Here’s an idea on learning from Mother Nature. Reading time: 2:57

Alaskan glacier

Alaskan glacier

      What can leaders learn from Mother Nature in developing an effective leadership environment.

      Let’s first visit Mother Nature’s glaciers in Alaska. The ice isn’t white. It’s blue, a turquoise blue. The glaciers are so densely packed that the oxygen in the ice chemically behaves more like nitrogen.

       Are your employees turning blue?
Are they packed in too close to each
other either on the factory floor or in the office?

      Now let’s take a look at birds: Eagles, condors and albatrosses build their nests high in trees or cliffs or mountain tops. They must take off downhill in order to fly.

       Are your eagles —high performing workers—
forced to build their homes too close to the ground?

       A sparrow hawk is full-grown and flying in 26 days. That’s because all birds of prey have to grow up fast especially in cold weather. They must be big enough to hunt before the winter arrives.

      Are your employees languishing
in too warm a space to really race?

Sassafras Tree

Sassafras Tree

        Now let’s take a walk in the woods: The sassafras tree is but a shrub on the hills in northern New England but the same trees grow 100 feet high a couple of hundred miles to the south.

      Are you planting your employees in the
right atmosphere to help your company grow and prosper?

       A maple tree at the edge of a pasture will be shorter and more rounded than a maple tree in the thick of the woods, deep in the forest, where it would have grown tall and straight to reach up toward the sunlight in competition with other trees for the same sunlight.

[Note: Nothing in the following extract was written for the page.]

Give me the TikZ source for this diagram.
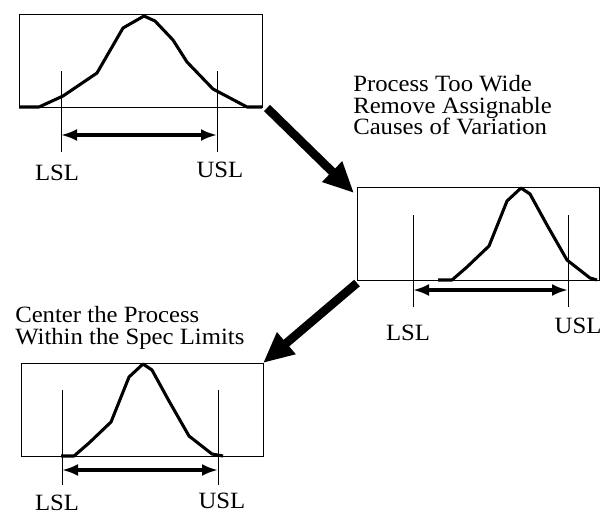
\documentclass[tikz,border=0pt]{standalone}
\usepackage{fontspec}
\setmainfont{Liberation Serif}[FakeStretch=1.06]
\usetikzlibrary{arrows.meta,calc,positioning}

\begin{document}
\begin{tikzpicture}[x=0.75pt,y=-0.75pt,
    specbox/.style={draw,line width=0.7pt},
    curve/.style={line width=2.3pt,line join=round},
    limit/.style={line width=0.6pt},
    specrange/.style={{Latex[length=12pt,width=9pt]}-{Latex[length=12pt,width=9pt]},line width=2.3pt},
    bigarrow/.style={-{Triangle[length=23pt,width=20pt]},line width=6.5pt},
    lbl/.style={font=\fontsize{17.5}{16.3}\selectfont,inner sep=0pt},
  ]
        \useasboundingbox (0,0) rectangle (600,515);
        \coordinate (b1nw) at (19,14);
        \coordinate (b1se) at (262,107);
        \coordinate (b2nw) at (357,187);
        \coordinate (b2se) at (599,280);
        \coordinate (b3nw) at (21,363);
        \coordinate (b3se) at (263,456);
        %Draw boxes
        \draw[specbox] (b1nw) rectangle (b1se);
        \draw[specbox] (b2nw) rectangle (b2se);
        \draw[specbox] (b3nw) rectangle (b3se);
        %Draw curves
        \draw[curve] (19,107) -- (39,107) -- (63,96) -- (97,73) -- (123,28) -- (144,16) -- (155,21) -- (173,40) -- (187,62) -- (213,89) -- (247,107) -- (262,107);
        \foreach \px/\py/\xa/\xb in {521/188/-83/76, 143/364/-82/80}
          {
            \draw[curve,shift={(\px,\py)}] (\xa,92) -- (-69,92) -- (-54,79) -- (-32,58) -- (-14,13) -- (0,0) -- (9,6) -- (26,37) -- (46,72) -- (69,90) -- (\xb,92);
          }
        %Draw spec limits
        \foreach \l/\u/\t/\b/\r [count=\i] in {61/217/71/152/135, 413/568/215/307/290, 62/218/390/485/470}
          {
            \coordinate (lsl\i) at (\l,\r);
            \coordinate (usl\i) at (\u,\r);
            \draw[limit] (\l,\t) -- (\l,\b);
            \draw[limit] (\u,\t) -- (\u,\b);
            \draw[specrange] (lsl\i) -- (usl\i);
          }
        %Draw labels
        \node[lbl] (lsltxt1) at (57,173) {LSL};
        \node[lbl] (usltxt1) at (220,170) {USL};
        \node[lbl] (lsltxt2) at (408,333) {LSL};
        \node[lbl] (usltxt2) at (578,326) {USL};
        \node[lbl] (lsltxt3) at (57,503) {LSL};
        \node[lbl] (usltxt3) at (222,501) {USL};
        \node[lbl,anchor=north west,align=left] (wide) at (353,75) {Process Too Wide\\Remove Assignable\\Causes of Variation};
        \node[lbl,anchor=north west,align=left] (center) at (15,306) {Center the Process\\Within the Spec Limits};
        %Draw arrows
        \draw[bigarrow] ($(b1se)+(5,1)$) -- ($(b2nw)+(-3,6)$);
        \draw[bigarrow] ($(b2se)+(-242,3)$) -- ($(b3se)+(0,-93)$);
\end{tikzpicture}
\end{document}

    Are your employees planted in a space for
future growth or are they being left out in a pasture?

      A bald cypress tree grows best in water. The baobab tree of Africa needs a dry habitat. And a willow needs a cold climate.

     Have you planted the right employees
in the right spaces for optimum performance?

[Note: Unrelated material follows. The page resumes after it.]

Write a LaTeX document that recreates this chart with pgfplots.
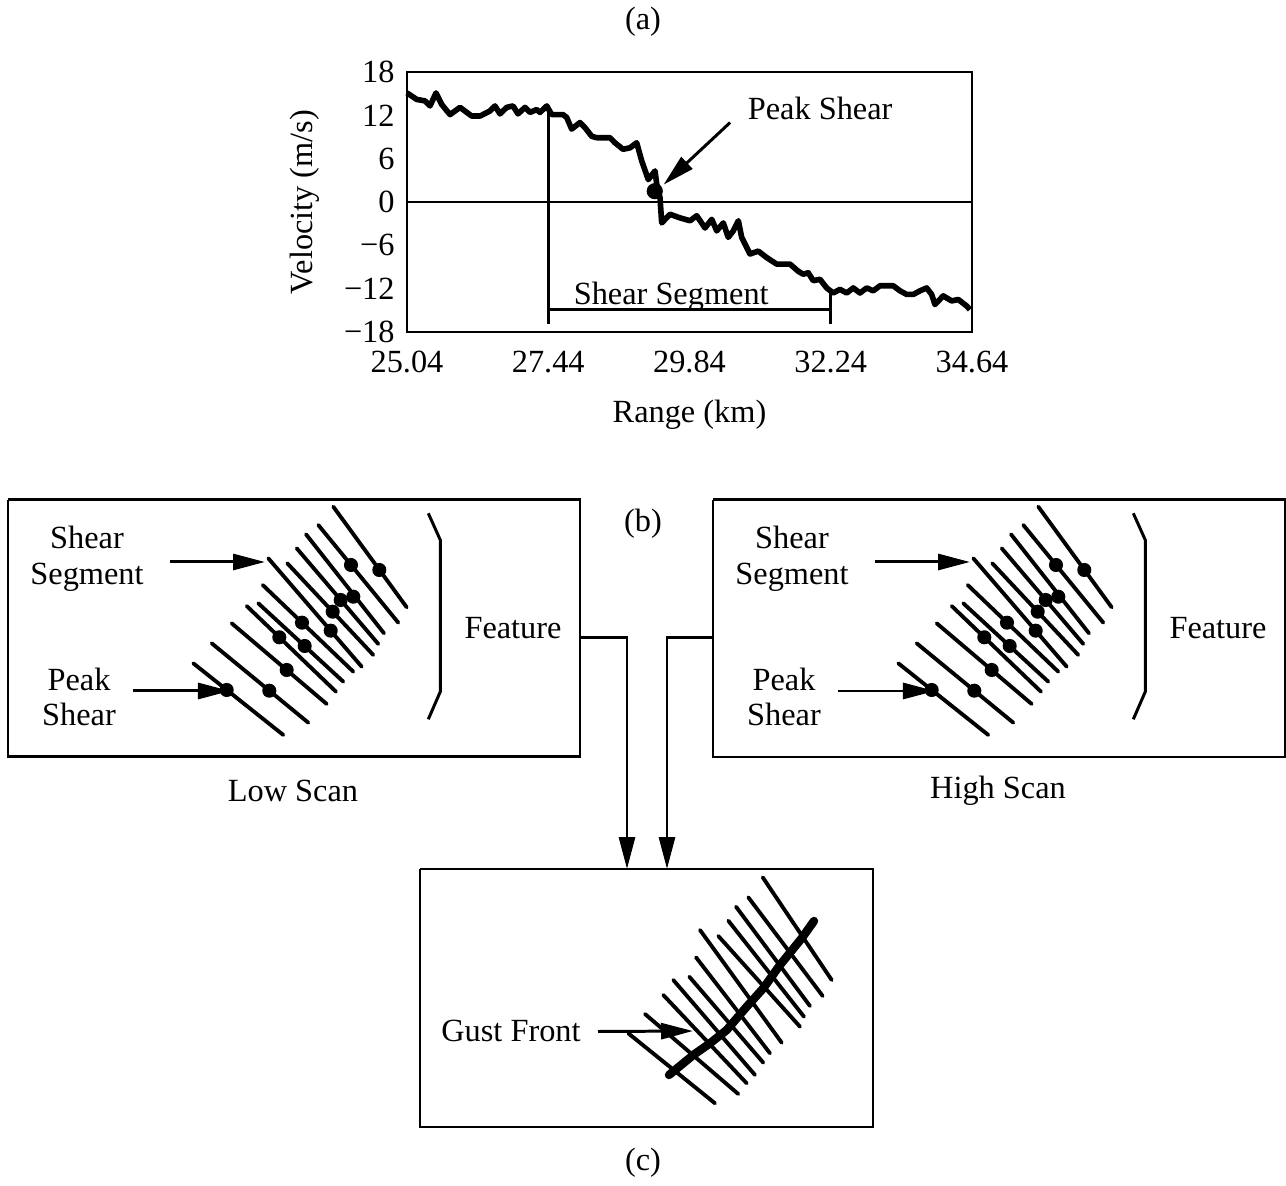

       The rainforest grows at twice the rate as trees in the temperate zone.

     Are you watering your employees
with the proper nutrients of salary and benefits?

 Mediterranean Blue

Mediterranean Blue

       Fish are found near bridges because the bridge spans the narrowest portion of a bay or a river where the current flows best, making it easier for the fish to breathe—to swill water through their gulls.  The bridge also provides shade and attracts lots of plankton.

     Are you building enough bridges
for your employees to win the space race?

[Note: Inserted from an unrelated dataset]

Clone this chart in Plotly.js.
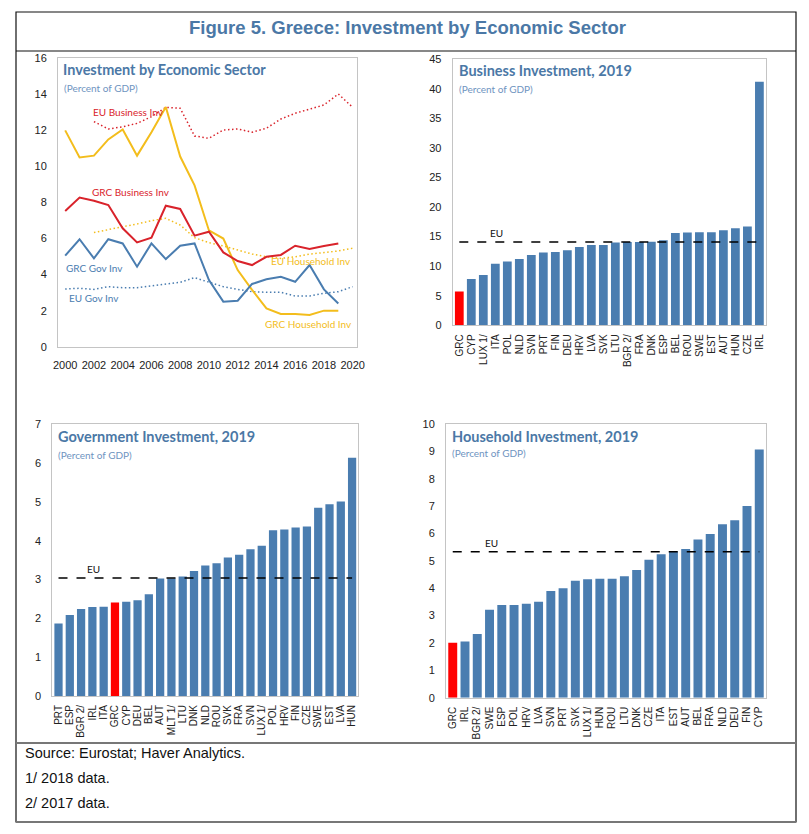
<!DOCTYPE html>
<html>
<head>
<meta charset="utf-8">
<script src="https://cdn.plot.ly/plotly-3.0.1.min.js"></script>
<style>html,body{margin:0;padding:0;background:#fff;}#chart{width:809px;height:834px;}</style>
</head>
<body>
<div id="chart"></div>
<script>
// ---------- Panel 1: time series ----------
const years = [2000,2001,2002,2003,2004,2005,2006,2007,2008,2009,2010,2011,2012,2013,2014,2015,2016,2017,2018,2019,2020];
const grcHousehold = [12.0,10.5,10.6,11.5,12.05,10.6,11.9,13.3,10.55,8.95,6.45,6.0,4.25,3.15,2.13,1.82,1.82,1.76,2.0,2.0,null];
const grcBusiness  = [7.53,8.27,8.1,7.86,6.57,5.79,6.05,7.82,7.64,6.16,6.38,5.23,4.75,4.53,4.99,5.09,5.6,5.42,5.59,5.73,null];
const grcGov       = [5.05,5.96,4.9,5.96,5.73,4.44,5.73,4.86,5.6,5.73,3.7,2.5,2.55,3.48,3.74,3.88,3.6,4.53,3.18,2.4,null];
const euBusiness   = [null,null,12.49,12.08,12.2,12.39,12.76,13.28,13.23,11.69,11.56,12.02,12.08,11.9,12.12,12.63,12.95,13.17,13.41,14.02,13.28];
const euHousehold  = [null,null,6.33,6.51,6.66,6.81,6.99,7.12,6.75,6.05,5.77,5.59,5.36,5.14,4.99,4.9,4.99,5.14,5.22,5.31,5.46];
const euGov        = [3.2,3.24,3.18,3.33,3.27,3.27,3.38,3.46,3.57,3.83,3.6,3.33,3.18,3.05,3.02,3.02,2.81,2.81,2.96,3.05,3.33];

// ---------- Panel 2: Business investment 2019 ----------
const busCountries = ["GRC","CYP","LUX 1/","ITA","POL","NLD","SVN","PRT","FIN","DEU","HRV","LVA","SVK","LTU","BGR 2/","FRA","DNK","ESP","BEL","ROU","SWE","EST","AUT","HUN","CZE","IRL"];
const busValues    = [5.7,7.84,8.5,10.4,10.8,11.2,11.9,12.3,12.4,12.7,13.25,13.6,13.6,14.0,14.1,14.1,14.15,14.4,15.6,15.7,15.75,15.75,16.1,16.4,16.7,41.2];
const busEU = 14.1;

// ---------- Panel 3: Government investment 2019 ----------
const govCountries = ["PRT","ESP","BGR 2/","IRL","ITA","GRC","CYP","DEU","BEL","AUT","MLT 1/","LTU","DNK","NLD","ROU","SVK","FRA","SVN","LUX 1/","POL","HRV","FIN","CZE","SWE","EST","LVA","HUN"];
const govValues    = [1.87,2.09,2.24,2.29,2.30,2.41,2.43,2.47,2.62,3.03,3.03,3.08,3.22,3.36,3.42,3.57,3.64,3.78,3.87,4.27,4.29,4.34,4.37,4.85,4.94,5.01,6.14];
const govEU = 3.04;

// ---------- Panel 4: Household investment 2019 ----------
const hhCountries = ["GRC","IRL","BGR 2/","SWE","ESP","POL","HRV","LVA","SVN","PRT","SVK","LUX 1/","HUN","ROU","LTU","DNK","CZE","ITA","EST","AUT","BEL","FRA","NLD","DEU","FIN","CYP"];
const hhValues    = [2.01,2.05,2.33,3.21,3.39,3.39,3.43,3.51,3.9,4.0,4.27,4.33,4.35,4.35,4.44,4.67,5.04,5.24,5.34,5.43,5.78,5.98,6.34,6.48,7.0,9.07];
const hhEU = 5.33;

// ---------- styling ----------
const W = 809, H = 834;
const px = v => v / W;
const py = v => 1 - v / H;
const BLUE = "#4a7db0", RED = "#ff0000";
const LRED = "#d9232b", LYEL = "#f3bd1c", LBLUE = "#4a7db0";
const TITLE_BLUE = "#4b78a6", SUB_BLUE = "#6f94bf";
const FRAME = "#c4c4c4";
const NARROW = "Liberation Sans Narrow, Liberation Sans, Arial, sans-serif";
const SANS = "Liberation Sans, Arial, sans-serif";
const PANEL_FONT = "Lato, Open Sans, sans-serif";

const traces = [];
function line(y, color, dotted, name) {
  traces.push({x: years, y: y, type: "scatter", mode: "lines", name: name,
    line: {color: color, width: dotted ? 1.5 : 2, dash: dotted ? "1.5px,2.5px" : "solid"},
    connectgaps: false, xaxis: "x", yaxis: "y", hoverinfo: "skip"});
}
line(euBusiness, LRED, true, "EU Business Inv");
line(euHousehold, LYEL, true, "EU Household Inv");
line(euGov, LBLUE, true, "EU Gov Inv");
line(grcHousehold, LYEL, false, "GRC Household Inv");
line(grcGov, LBLUE, false, "GRC Gov Inv");
line(grcBusiness, LRED, false, "GRC Business Inv");

function bars(cats, vals, eu, xa, ya) {
  traces.push({x: cats, y: vals, type: "bar", xaxis: xa, yaxis: ya,
    marker: {color: cats.map(c => c === "GRC" ? RED : BLUE)}, hoverinfo: "skip"});
  traces.push({x: [cats[0], cats[cats.length - 1]], y: [eu, eu], type: "scatter", mode: "lines",
    xaxis: xa, yaxis: ya, line: {color: "#000", width: 1.6, dash: "dash"}, hoverinfo: "skip"});
}
bars(busCountries, busValues, busEU, "x2", "y2");
bars(govCountries, govValues, govEU, "x3", "y3");
bars(hhCountries, hhValues, hhEU, "x4", "y4");

function yax(domain, range, dtick, anchor) {
  return {domain: domain, range: range, dtick: dtick, anchor: anchor, showgrid: false, zeroline: false,
    showline: true, mirror: true, linecolor: FRAME, linewidth: 1, ticks: "",
    tickfont: {family: NARROW, size: 11, color: "#222"}, ticklabelstandoff: 8, fixedrange: true};
}
function catax(domain, cats, anchor) {
  return {domain: domain, type: "category", range: [-0.55, cats.length - 0.45], anchor: anchor, showgrid: false,
    tickmode: "array", tickvals: cats, ticktext: cats,
    zeroline: false, showline: true, mirror: true, linecolor: FRAME, ticks: "", tickangle: -90,
    tickfont: {family: SANS, size: 10, color: "#222"}, ticklabelstandoff: 4, fixedrange: true};
}

const layout = {
  width: W, height: H, margin: {l: 0, r: 0, t: 0, b: 0}, showlegend: false,
  paper_bgcolor: "#fff", plot_bgcolor: "#fff", bargap: 0.27,
  xaxis: {domain: [px(58), px(357)], range: [1999.5, 2020.3], tickmode: "linear", tick0: 2000, dtick: 2,
    anchor: "y", showgrid: false, zeroline: false, showline: true, mirror: true, linecolor: FRAME, ticks: "",
    tickfont: {family: NARROW, size: 11, color: "#222"}, ticklabelstandoff: 8, fixedrange: true},
  yaxis: yax([py(346.7), py(58.3)], [0, 16], 2, "x"),
  xaxis2: catax([px(452.7), px(766)], busCountries, "y2"),
  yaxis2: yax([py(325.3), py(59.3)], [0, 45], 5, "x2"),
  xaxis3: catax([px(52.3), px(358.3)], govCountries, "y3"),
  yaxis3: yax([py(696), py(424.3)], [0, 7], 1, "x3"),
  xaxis4: catax([px(446), px(766)], hhCountries, "y4"),
  yaxis4: yax([py(697.7), py(424)], [0, 10], 1, "x4"),
  shapes: [
    {type: "rect", xref: "paper", yref: "paper", x0: px(16), x1: px(796), y0: py(822), y1: py(12), line: {color: "#111", width: 1.2}},
    {type: "line", xref: "paper", yref: "paper", x0: px(16), x1: px(796), y0: py(51), y1: py(51), line: {color: "#111", width: 1.2}},
    {type: "line", xref: "paper", yref: "paper", x0: px(16), x1: px(796), y0: py(743), y1: py(743), line: {color: "#777", width: 2}},
    {type: "line", xref: "paper", yref: "paper", x0: px(16), x1: px(796), y0: py(822), y1: py(822), line: {color: "#777", width: 2}}
  ],
  annotations: []
};

const A = layout.annotations;
function ptxt(text, x, y, opts) {
  A.push(Object.assign({text: text, xref: "paper", yref: "paper", x: px(x), y: py(y), showarrow: false,
    xanchor: "left", yanchor: "middle"}, opts));
}
// header & footer
ptxt("<b>Figure 5. Greece: Investment by Economic Sector</b>", 408, 27,
  {xanchor: "center", font: {family: SANS, size: 18.5, color: TITLE_BLUE}});
ptxt("Source: Eurostat; Haver Analytics.", 23, 753, {font: {family: SANS, size: 14.5, color: "#111"}});
ptxt("1/ 2018 data.", 23, 778, {font: {family: SANS, size: 14.5, color: "#111"}});
ptxt("2/ 2017 data.", 23, 803, {font: {family: SANS, size: 14.5, color: "#111"}});

// panel titles
function ptitle(t, x, y, sx, sy) {
  ptxt("<b>" + t + "</b>", x, y, {font: {family: PANEL_FONT, size: 14.5, color: TITLE_BLUE}});
  ptxt("(Percent of GDP)", sx, sy, {font: {family: PANEL_FONT, size: 10, color: SUB_BLUE}});
}
ptitle("Investment by Economic Sector", 61, 69.5, 62, 87.5);
ptitle("Business Investment, 2019", 457, 70.5, 457, 88.5);
ptitle("Government Investment, 2019", 56, 436, 56, 455);
ptitle("Household Investment, 2019", 450, 436, 450, 453.5);

// line labels (data coordinates)
function ltxt(text, x, y, color, anchor) {
  A.push({text: text, xref: "x", yref: "y", x: x, y: y, showarrow: false, xanchor: anchor, yanchor: "middle",
    font: {family: PANEL_FONT, size: 10, color: color}});
}
ltxt("EU Business Inv", 2001.8, 13.0, LRED, "left");
ltxt("GRC Business Inv", 2001.7, 8.6, LRED, "left");
ltxt("GRC Gov Inv", 1999.95, 4.35, LBLUE, "left");
ltxt("EU Gov Inv", 2000.1, 2.68, LBLUE, "left");
ltxt("EU Household Inv", 2020.05, 4.77, LYEL, "right");
ltxt("GRC Household Inv", 2020.1, 1.26, LYEL, "right");

// EU labels on bar charts
function eutxt(xa, ya, idx, y) {
  A.push({text: "EU", xref: xa, yref: ya, x: idx, y: y, showarrow: false, xanchor: "center", yanchor: "bottom",
    yshift: 1, font: {family: PANEL_FONT, size: 10, color: "#111"}});
}
eutxt("x2", "y2", 3.1, busEU);
eutxt("x3", "y3", 3.1, govEU);
eutxt("x4", "y4", 3.2, hhEU);

Plotly.newPlot("chart", traces, layout, {displayModeBar: false, staticPlot: true});
</script>
</body>
</html>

      The Mediterranean is a landlocked sea with only one fresh water river feeding it. The high concentration of salt in the sea coupled with its confining landlocked space make the Mediterranean the bluest sea on earth.

      Are you confining your employee efforts
in a special space that preserves
their essence and prevents their dilution?

            An ex calvary office discovered that horses would stay in formation if they galloped in a tight circle and he founded the first trick horse-riding circus act. Phillip Astely placed rings on the circus floor in 1763 to assure their circular gallop.

Today’s ImproveMINT

Leverage Mother Nature to keep your
leadership thinking in mint condition.